Now, of course, we take a different view of Hampton's turn-of-the-century style of forced assimilation, only too aware of what, in the process, was lost. Carrie Mae Weems's photo-based installation, commissioned by the Williams College Museum of Art and appearing at the ICP on its second stop in a national tour, was a response to both Johnston's documents and to the institute itself; Weems centered on uncomfortable issues involving race and history.

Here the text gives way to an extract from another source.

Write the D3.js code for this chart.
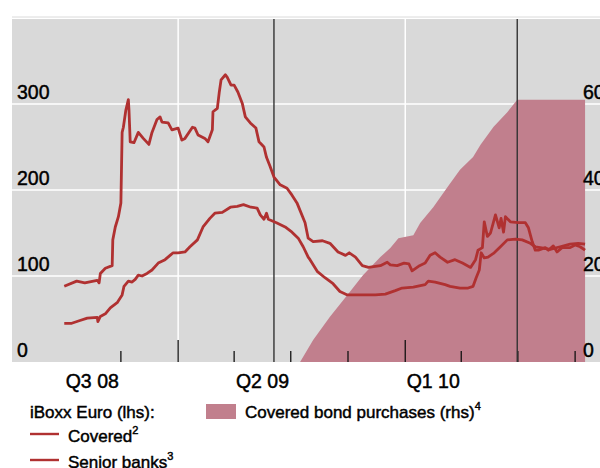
<!DOCTYPE html>
<html>
<head>
<meta charset="utf-8">
<script src="https://cdn.jsdelivr.net/npm/d3@7"></script>
<style>
    body { margin: 0; background: #fff; }
    svg text { font-family: "Liberation Sans", Arial, sans-serif; fill: #000; stroke: #000; stroke-width: 0.45px; }
</style>
</head>
<body>
<div id="chart"></div>
<script>
// iBoxx Euro spreads (lhs, bp) and cumulative covered bond purchases (rhs, bn EUR)
const coveredDates = ["2008-07-02", "2008-07-14", "2008-07-26", "2008-08-08", "2008-08-24", "2008-08-25", "2008-08-29",
    "2008-09-06", "2008-09-14", "2008-09-25", "2008-10-03", "2008-10-06", "2008-10-13", "2008-10-19", "2008-10-24",
    "2008-10-29", "2008-11-04", "2008-11-12", "2008-11-20", "2008-11-30", "2008-12-11", "2008-12-19", "2008-12-24",
    "2009-01-01", "2009-01-12", "2009-01-20", "2009-02-01", "2009-02-10", "2009-02-21", "2009-03-01", "2009-03-13",
    "2009-03-26", "2009-04-06", "2009-04-16", "2009-04-28", "2009-05-08", "2009-05-13", "2009-05-19", "2009-05-23",
    "2009-05-26", "2009-06-08", "2009-06-22", "2009-07-03", "2009-07-13", "2009-07-21", "2009-07-29", "2009-08-01",
    "2009-08-13", "2009-08-25", "2009-09-07", "2009-09-18", "2009-09-30", "2009-10-21", "2009-11-14", "2009-11-30",
    "2009-12-16", "2009-12-27", "2010-01-14", "2010-02-02", "2010-02-07", "2010-02-18", "2010-03-06", "2010-03-14",
    "2010-03-30", "2010-04-12", "2010-04-20", "2010-04-25", "2010-04-30", "2010-05-03", "2010-05-08", "2010-05-14",
    "2010-05-24", "2010-06-03", "2010-06-14", "2010-06-27", "2010-07-08", "2010-07-21", "2010-07-29", "2010-08-06",
    "2010-08-22", "2010-09-07", "2010-09-23", "2010-10-06", "2010-10-17"];
const coveredValues = [45, 45, 48, 51, 52, 47, 53,
    56, 63, 69, 78, 88, 94, 93, 96,
    101, 100, 103, 107, 115, 119, 124, 127,
    127, 128, 134, 142, 157, 167, 173, 174,
    180, 181, 183, 180, 179, 171, 166, 173,
    166, 162, 157, 151, 144, 134, 122, 119,
    105, 98, 91, 82, 78, 78, 78, 79,
    83, 86, 87, 90, 94, 93, 90, 88,
    86, 86, 88, 98, 107, 127, 121, 122,
    127, 134, 142, 143, 142, 138, 134, 133,
    131, 134, 137, 138, 137];

const seniorDates = ["2008-07-02", "2008-07-22", "2008-08-04", "2008-08-24", "2008-08-27", "2008-08-29", "2008-09-06",
    "2008-09-17", "2008-09-18", "2008-09-22", "2008-09-27", "2008-10-01", "2008-10-03", "2008-10-05", "2008-10-09",
    "2008-10-13", "2008-10-14", "2008-10-16", "2008-10-22", "2008-10-29", "2008-11-06", "2008-11-15", "2008-11-20",
    "2008-11-28", "2008-12-03", "2008-12-06", "2008-12-16", "2008-12-22", "2009-01-01", "2009-01-07", "2009-01-12",
    "2009-01-24", "2009-01-28", "2009-02-02", "2009-02-13", "2009-02-18", "2009-02-25", "2009-02-26", "2009-03-05",
    "2009-03-08", "2009-03-11", "2009-03-18", "2009-03-21", "2009-03-27", "2009-04-01", "2009-04-07", "2009-04-14",
    "2009-04-19", "2009-04-27", "2009-05-06", "2009-05-11", "2009-05-19", "2009-05-23", "2009-05-29", "2009-06-04",
    "2009-06-14", "2009-06-25", "2009-07-03", "2009-07-11", "2009-07-24", "2009-07-29", "2009-08-06", "2009-08-21",
    "2009-09-02", "2009-09-15", "2009-09-27", "2009-10-03", "2009-10-13", "2009-10-24", "2009-11-03", "2009-11-22",
    "2009-12-03", "2009-12-08", "2009-12-19", "2009-12-30", "2010-01-07", "2010-01-12", "2010-01-24", "2010-02-02",
    "2010-02-10", "2010-02-18", "2010-02-26", "2010-03-10", "2010-03-22", "2010-04-03", "2010-04-16", "2010-04-24",
    "2010-04-28", "2010-05-05", "2010-05-08", "2010-05-13", "2010-05-18", "2010-05-26", "2010-06-01", "2010-06-04",
    "2010-06-08", "2010-06-11", "2010-06-19", "2010-07-02", "2010-07-13", "2010-07-18", "2010-07-24", "2010-07-29",
    "2010-08-03", "2010-08-14", "2010-08-19", "2010-08-27", "2010-09-02", "2010-09-10", "2010-09-23", "2010-10-01",
    "2010-10-09", "2010-10-17"];
const seniorValues = [88, 94, 92, 95, 92, 103, 109,
    112, 142, 157, 169, 185, 267, 273, 293,
    305, 293, 256, 255, 267, 260, 253, 267,
    282, 285, 279, 278, 270, 272, 258, 260,
    273, 272, 264, 260, 256, 270, 291, 295,
    313, 328, 334, 331, 322, 322, 314, 301,
    285, 278, 272, 256, 250, 238, 227, 215,
    206, 202, 194, 185, 162, 144, 140, 141,
    138, 128, 124, 127, 122, 112, 110, 112,
    116, 113, 112, 115, 114, 106, 112, 115,
    124, 127, 122, 116, 119, 115, 110, 119,
    130, 133, 163, 146, 150, 171, 156, 167,
    151, 169, 163, 162, 162, 156, 140, 130,
    130, 133, 130, 135, 128, 133, 133, 136,
    134, 130];

const purchaseDates = ["2009-07-16", "2009-08-06", "2009-09-02", "2009-09-30", "2009-10-25", "2009-11-22", "2009-12-08",
    "2009-12-21", "2010-01-14", "2010-01-25", "2010-02-15", "2010-03-10", "2010-03-30", "2010-04-20", "2010-05-02",
    "2010-05-23", "2010-06-14", "2010-06-30", "2010-10-17"];
const purchaseValues = [0, 5.1, 10.5, 15.6, 20.2, 24.4, 26.5,
    28.8, 29.5, 32.3, 36, 40.7, 44.7, 47.7, 50.5,
    54.7, 58.1, 61, 61];

const leftTicks = [0, 100, 200, 300];
const rightTicks = [0, 20, 40, 60];
const quarterLabels = ["Q3 08", "Q2 09", "Q1 10"];
const quarterLabelStarts = ["2008-07-01", "2009-04-01", "2010-01-01"];
const eventDates = ["2009-06-04", "2010-06-30"];

const parse = d3.timeParse("%Y-%m-%d");
const width = 600, height = 468;
const plot = { left: 12, top: 19, right: 600, bottom: 362 };
const lineColor = "#b03131";
const fillColor = "#c17f8d";

const svg = d3.select("#chart").append("svg")
    .attr("width", width)
    .attr("height", height);

const x = d3.scaleTime()
    .domain([parse("2008-04-09"), parse("2010-11-10")])
    .range([plot.left, plot.right]);
const yLeft = d3.scaleLinear().domain([0, 400]).range([plot.bottom, 18]);
const yRight = d3.scaleLinear().domain([0, 80]).range([plot.bottom, 18]);

// background + top rule
svg.append("line")
    .attr("x1", plot.left).attr("x2", plot.right)
    .attr("y1", 17).attr("y2", 17)
    .attr("stroke", "#dadada").attr("stroke-width", 1);
svg.append("rect")
    .attr("x", plot.left).attr("y", plot.top)
    .attr("width", plot.right - plot.left).attr("height", plot.bottom - plot.top)
    .attr("fill", "#d9d9d9");

// white grid
svg.selectAll(".hgrid").data(leftTicks.filter(d => d > 0)).enter().append("line")
    .attr("x1", plot.left).attr("x2", plot.right)
    .attr("y1", d => yLeft(d)).attr("y2", d => yLeft(d))
    .attr("stroke", "#fff").attr("stroke-width", 1.5);
const yearStarts = [parse("2009-01-01"), parse("2010-01-01")];
svg.selectAll(".vgrid").data(yearStarts).enter().append("line")
    .attr("x1", d => x(d)).attr("x2", d => x(d))
    .attr("y1", plot.top).attr("y2", plot.bottom)
    .attr("stroke", "#fff").attr("stroke-width", 1.5);

// covered bond purchases (rhs)
const purchases = purchaseDates.map((d, i) => ({ date: parse(d), value: purchaseValues[i] }));
svg.append("path")
    .datum(purchases)
    .attr("fill", fillColor)
    .attr("d", d3.area()
        .x(d => x(d.date))
        .y0(yRight(0))
        .y1(d => yRight(d.value)));

// quarter ticks, long ones at year starts
const quarterTicks = d3.timeMonth.every(3).range(parse("2008-10-01"), parse("2010-10-02"));
svg.selectAll(".qtick").data(quarterTicks).enter().append("line")
    .attr("x1", d => x(d)).attr("x2", d => x(d))
    .attr("y1", d => d.getMonth() === 0 ? plot.bottom - 22 : plot.bottom - 11)
    .attr("y2", plot.bottom)
    .attr("stroke", "#111").attr("stroke-width", 1.3);

// event lines
svg.selectAll(".event").data(eventDates.map(parse)).enter().append("line")
    .attr("x1", d => x(d)).attr("x2", d => x(d))
    .attr("y1", plot.top).attr("y2", plot.bottom)
    .attr("stroke", "#333").attr("stroke-width", 1.4);

// spread lines
const line = d3.line().x(d => x(d.date)).y(d => yLeft(d.value));
[[coveredDates, coveredValues], [seniorDates, seniorValues]].forEach(([dates, values]) => {
    const series = dates.map((d, i) => ({ date: parse(d), value: values[i] }));
    svg.append("path")
        .datum(series)
        .attr("fill", "none")
        .attr("stroke", lineColor)
        .attr("stroke-width", 2.8)
        .attr("stroke-linejoin", "round")
        .attr("d", line);
});

// axis labels
svg.selectAll(".ylab").data(leftTicks).enter().append("text")
    .attr("x", 17).attr("y", d => yLeft(d) - 5)
    .style("font-size", "19.5px")
    .text(d => d);
svg.selectAll(".rlab").data(rightTicks).enter().append("text")
    .attr("x", 583).attr("y", d => yRight(d) - 5)
    .style("font-size", "19.5px")
    .text(d => d);
svg.selectAll(".xlab").data(quarterLabelStarts).enter().append("text")
    .attr("x", d => {
        const start = parse(d);
        return (x(start) + x(d3.timeMonth.offset(start, 3))) / 2;
    })
    .attr("y", 388)
    .attr("text-anchor", "middle")
    .style("font-size", "19.5px")
    .text((d, i) => quarterLabels[i]);

// legend
const legend = svg.append("g").style("font-size", "17px");
legend.append("text").attr("x", 30).attr("y", 418).text("iBoxx Euro (lhs):");

const legendItems = [
    { label: "Covered", note: "2", y: 434 },
    { label: "Senior banks", note: "3", y: 460 }
];
legendItems.forEach(item => {
    legend.append("line")
        .attr("x1", 30).attr("x2", 59)
        .attr("y1", item.y).attr("y2", item.y)
        .attr("stroke", lineColor).attr("stroke-width", 2.4);
    const t = legend.append("text").attr("x", 68).attr("y", item.y + 8);
    t.append("tspan").text(item.label);
    t.append("tspan").attr("dy", -8).style("font-size", "11px").text(item.note);
});

legend.append("rect")
    .attr("x", 206).attr("y", 404)
    .attr("width", 30).attr("height", 15)
    .attr("fill", fillColor);
const pt = legend.append("text").attr("x", 245).attr("y", 418);
pt.append("tspan").text("Covered bond purchases (rhs)");
pt.append("tspan").attr("dy", -8).style("font-size", "11px").text("4");
</script>
</body>
</html>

A small ground-floor gallery in the ICP's 94th Street town-house (the branch will close this fall) featured 27 framed platinum prints from the acclaimed series of 144 photographs that Johnston exhibited in Paris at the 1900 Universal Exposition. Upstairs was Weems's deconstructive critique, moody and poetic, the artist returning to an approach she has favored recently--vintage photos digitally printed on sheets of muslin hanging from the ceiling, creating a ghostly environment. In two rooms, parallel fabric elements hung nearly to the floor, making a labyrinth that forced the viewer to confront each enlarged sepia or gray image one by one. Some were by Johnston, others from the Hampton Institute's or Weems's own archives, but each could be seen as alluding to the erasure of cultural identity. In a carefully posed "history lesson," Hampton students peruse an Indian chief in traditional regalia as if he were a specimen tree. Large, striking photos include a mass frontier baptism of Native Americans and the hosing of demonstrators during Birmingham protests in the 1960s. There were 1950s yearbook shots of graduates of the institute's present-day successor, Hampton College, the students looking antiseptically middle-class; nearby, in a time-weathered, Victorian-era image, an affluent-looking African-American family seated at dinner seems oddly forlorn. The translucent muslin allowed for different images to be seen simultaneously, giving the illusion of witnessing a transformation through time.
In a small hallway, a large canvas showed a digitally printed photo of institute founder Samuel Chapman Armstrong, a son of Hawaiian missionaries, standing on a porch presiding over his family. "With your missionary might," read quietly ironic super-imposed text, "you extended the hand of grace reaching down & snatching me out of myself." On one side, a photo showed 10 Native Americans wrapped in blankets; on the other, almost unrecognizable, was a photo of the same group clad in Anglo-European suits, hair shorn, grasping hats.
Weems's voice reciting an impressionistic text echoed hypnotically through the wood-paneled rooms. Some predictable points were scored--how once-vital Native American cultures live on, trivialized, in the names of sports teams. Mostly, though, the artist's meditation was far more subtle, serenely narrating a process of transformation and loss. In one canvas, Weems herself, seen from behind, gazes at an image of buffaloes plunging over a cliff. Superimposed text reads: "From a great height I saw you falling Black & Indian alike and for you I played a sorrow song."
[Itinerary: High Museum, Atlanta, June 2-Sept. 6; Nelson-Atkins Museum, Kansas City, Mo., Oct. 20, 2001-Jan. 2, 2002; University Museum, California State University, Long Beach, Jan. 29-Apr. 27, 2002; Hood Museum, Dartmouth University, Hanover, N.H., Sept. 14-Dec. 1, 2002.]